I want to pick up on two questions that have particularly exercised me, although that is not to say that they are more important than the other questions. In a sense, both questions come down to the mechanism that the FCA has selected to determine synthetic Libor—how it determines the spread above the risk-free rate. As I say, I took a great deal of comfort from the conversation yesterday with the FCA but I think there must be some mechanism whereby this House should be able to scrutinise the process that leads to a mechanism of such significance. Again, it underscores the gap we have in making a regulator accountable to Parliament. I hope that the Minister will take that back. It is not a criticism of the regulator but points out the absence of an appropriate mechanism. We need to have that put in place.

My second concern has always been that cliff edge. On 31 December we will have a Libor rate created through the historic process and by the mechanism people expected to be used when they signed their various agreements. Then four days later synthetic Libor is likely to deliver a difference of something in the range of 10 basis points. I find that rather extraordinary. I hope it does not lead to the kinds of legal disputes that the noble Baroness, Lady Noakes, has indicated would be possible. I think it could. It also somewhat disturbs me that we have not found a better way to smooth that transition. Like others who have been bankers in this House, I suspect, I have fought hours through the night for one or two basis points; 10 basis points is such a significant differential. I am delighted if the financial services industry finds this entirely acceptable but I just wonder whether it will not be rather surprised when it actually sees the number.

One of my concerns has always been that that kind of gap as a result of two different approaches to creating a Libor benchmark also indicates the potential for various financial institutions to arbitrage and game in various ways because of the difference and the change. I have taken some reassurance from the FCA trying to explain that it does not think that small individuals will be the victims of any such gaming and arbitrage. I have concerns because loans to small businesses are not regulated and therefore the FCA’s ability to monitor them is very different from its ability to monitor loans to consumers. If it is the big boys all playing games with each other, I must admit my concerns are rather fewer, but I have concerns around that area.

I am going to close because so much of what has needed to be said has been said, but I want to pick up on the issue raised by the noble Lord, Lord Moylan. I, too, feel an incredible sadness in saying farewell to Libor.
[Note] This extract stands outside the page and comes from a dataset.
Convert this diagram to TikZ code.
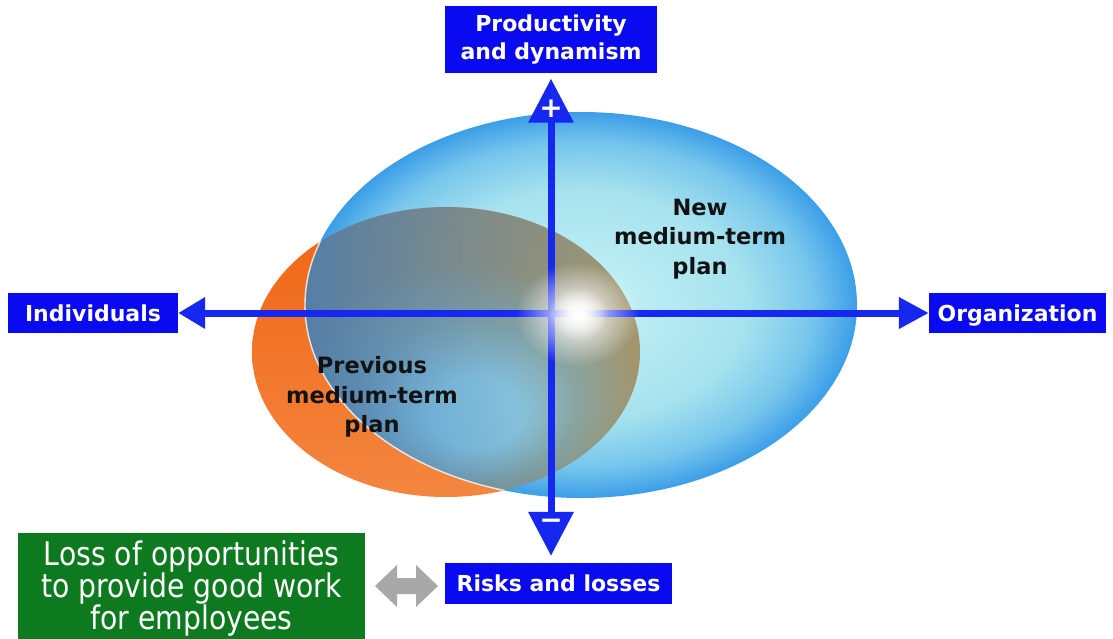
\documentclass[tikz,border=0pt]{standalone}
\usepackage{fontspec}
\setmainfont{DejaVu Sans}
\newfontfamily\condfont{DejaVu Sans}[FakeStretch=0.87]
\usetikzlibrary{arrows.meta,fadings}
\definecolor{boxblue}{RGB}{10,10,240}
\definecolor{axisblue}{RGB}{22,40,240}
\definecolor{lossgreen}{RGB}{14,122,32}
\definecolor{arrowgray}{RGB}{168,168,168}
\definecolor{orangeA}{RGB}{240,100,18}
\definecolor{orangeB}{RGB}{244,134,64}
\definecolor{cyanA}{RGB}{198,243,247}
\definecolor{cyanB}{RGB}{166,226,238}
\definecolor{cyanC}{RGB}{118,198,236}
\definecolor{blueEdge}{RGB}{60,158,232}
\definecolor{lensIn}{RGB}{160,216,224}
\definecolor{lensMid}{RGB}{150,166,146}
\definecolor{lensOut}{RGB}{162,142,96}
\definecolor{lensBlue}{RGB}{50,118,198}
\definecolor{inktext}{RGB}{18,18,18}
\pgfdeclareradialshading{newplan}{\pgfpointorigin}{color(0bp)=(cyanA); color(15bp)=(cyanB); color(21bp)=(cyanC); color(25bp)=(blueEdge); color(50bp)=(blueEdge)}
\pgfdeclareradialshading{lens}{\pgfpoint{4bp}{-12bp}}{color(0bp)=(lensIn); color(6bp)=(lensIn); color(14bp)=(lensMid); color(22bp)=(lensOut); color(50bp)=(lensOut)}
\tikzfading[name=glowfade, inner color=transparent!0, outer color=transparent!100]
\tikzfading[name=leftfade, left color=transparent!25, right color=transparent!100]
\tikzset{
  bluebox/.style={fill=boxblue, text=white, font=\bfseries\fontsize{22}{28}\selectfont, align=center, inner sep=0pt},
  oneline/.style={text height=18pt, text depth=2pt},
  greenbox/.style={fill=lossgreen, text=white, font=\condfont\fontsize{32.5}{32}\selectfont, align=center, inner sep=0pt},
  plantext/.style={text=inktext, font=\bfseries\fontsize{22.5}{29.5}\selectfont, align=center, inner sep=0pt},
  axisline/.style={draw=axisblue, line width=7pt},
  signtext/.style={text=white, font=\bfseries\fontsize{28}{28}\selectfont, inner sep=0pt}
}
\begin{document}
\begin{tikzpicture}[x=1pt,y=-1pt]
\useasboundingbox (0,0) rectangle (1113,639);
\fill[white] (0,0) rectangle (1113,639);
% previous medium-term plan (orange crescent)
\shade[top color=orangeA, bottom color=orangeB] (446,352) ellipse [x radius=194, y radius=145];
% new medium-term plan
\shade[shading=newplan] (581,305) ellipse [x radius=276, y radius=193];
% overlap of the two plans
\begin{scope}
  \clip (581,305) ellipse [x radius=276, y radius=193];
  \shade[shading=lens, opacity=0.9] (446,352) ellipse [x radius=194, y radius=145];
  \fill[lensBlue, path fading=leftfade] (446,352) ellipse [x radius=194, y radius=145];
\end{scope}
\begin{scope}
  \clip (446,352) ellipse [x radius=194, y radius=145];
  \draw[white, line width=1.4pt, opacity=0.8] (581,305) ellipse [x radius=276, y radius=193];
\end{scope}
% boxes
\node[bluebox, minimum width=212pt, minimum height=67pt] (prod) at (551,40) {Productivity\\and dynamism};
\node[bluebox, oneline, minimum width=170pt, minimum height=40pt] (ind) at (93,313) {Individuals};
\node[bluebox, oneline, minimum width=177pt, minimum height=40pt] (org) at (1017.5,313) {Organization};
\node[bluebox, oneline, minimum width=227pt, minimum height=41pt] (risk) at (558.5,583.5) {Risks and losses};
\node[greenbox, minimum width=347pt, minimum height=112pt] (loss) at (191.5,589) {Loss of opportunities\\to provide good work\\for employees};
% grey two-way arrow between the boxes
\fill[arrowgray] (375,586) -- (397,565) -- (397,578) -- (416,578) -- (416,565) -- (438,586)
  -- (416,607) -- (416,594) -- (397,594) -- (397,607) -- cycle;
% axes
\coordinate (o) at (551,313);
\coordinate (rtop) at (prod.south |- risk.north);
\draw[axisline, -{Triangle[length=27pt,width=30pt]}] (o) -- (ind.east);
\draw[axisline, -{Triangle[length=30pt,width=30pt]}] (o) -- (org.west);
\draw[axisline, {Triangle[length=44pt,width=44pt]}-{Triangle[length=44pt,width=44pt]}] ([yshift=-5pt]prod.south) -- ([yshift=7pt]rtop);
\node[signtext] (plus) at (551,109) {+};
\node[signtext] (minus) at (551,524) {−};
% glow
\fill[white, path fading=glowfade] (578,314) ellipse [x radius=62, y radius=52];
\fill[white, path fading=glowfade] (578,314) ellipse [x radius=30, y radius=26];
% plan labels
\node[plantext] (newp) at (700,239) {New\\medium-term\\plan};
\node[plantext] (prevp) at (372,397) {Previous\\medium-term\\plan};
\end{tikzpicture}
\end{document}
Back when I was in the United States, I spent more than 10 years structuring loans and a variety of transactions—some of the earliest swaps—around Libor, and I took great pride in a benchmark that was set in London not just for sterling but for every meaningful currency across the globe and all time zones. I confess the shock that I experienced, never having worked in the City of London, only in the United States in direct lending and structuring, to find that Libor had been manipulated, and so blatantly, by major financial institutions and that it was apparently well known to their chief executives.

I was on the Parliamentary Commission on Banking Standards. Those masters of the universe were very well aware of the manipulation that was going on and, frankly, the regulator was too weak or too deferential to intervene. It was a stain on London and on financial services in the UK and I am sad that that stain still overhangs this ending of Libor. I agree with the noble Lord, Lord Moylan, that there are consequences because of the loss of prestige and international standing that is attached to the disappearance of the role that London played in virtually every lending transaction across the globe. It is with sadness, and perhaps with a little bit of shame, that I stand here and speak to this Bill. We will support the Government, but we would like to see our questions answered, and we may press some of them when we get to Committee.